Very cool photo, the many ways we are suprised by the actions of our animals...


----------



## Maggie Cummings (Mar 31, 2011)

That's a great picture...and I love the pillow story...


----------



## Yvonne G (Mar 31, 2011)

I had no idea that they would lay on their back. Tell the truth, I've never really thought about how a 'roo sleeps. Very interesting.


----------



## jackrat (Mar 31, 2011)

Teddy's got it going on! I assume that position on a regular basis-wouldn't be too hard to get a picture of me like that.LOL


----------



## DocNezzy (Mar 31, 2011)

What an awesome pic. Tort as a pillow!
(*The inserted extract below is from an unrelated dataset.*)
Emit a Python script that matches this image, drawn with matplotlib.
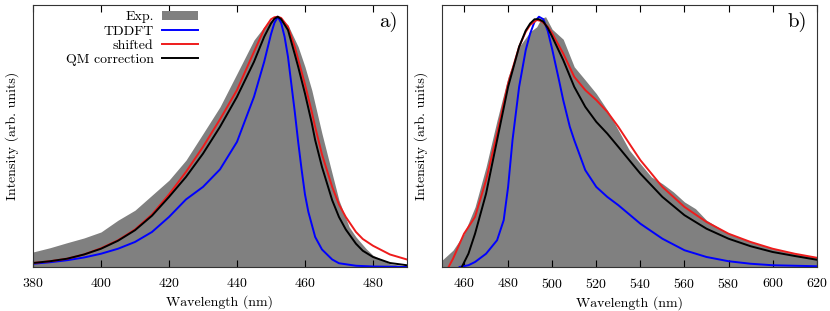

Guess if you have nothing else it would work!


----------



## Torty Mom (Mar 31, 2011)

Love it!! Great picture! Teddy and Lou have the same napping ideas!!


----------



## Tom (Apr 1, 2011)

That looks familiar...


----------



## coreyc (Apr 1, 2011)

Wow great pic nice after noon nap he looks comfy


----------



## zoogrl (Apr 1, 2011)

LOL Awesome pic! I'd love to be enjoying the Texas sun like that right now


----------



## Isa (Apr 1, 2011)

Beautiful pic!!! I agree that it would be so cute to see him all comfortable his head on a pillow


----------



## ChiKat (Apr 1, 2011)

hahaha that is hilarious!!! Fantastic picture


----------



## CtTortoiseMom (Apr 1, 2011)

That is a really awesome pic. They are so long when they are stretched out!


----------



## Angi (Apr 1, 2011)

Very cool!

Very cool!


----------



## matt41gb (Apr 5, 2011)

Haha! I can't wait to come down and meet him. 

-Matt


----------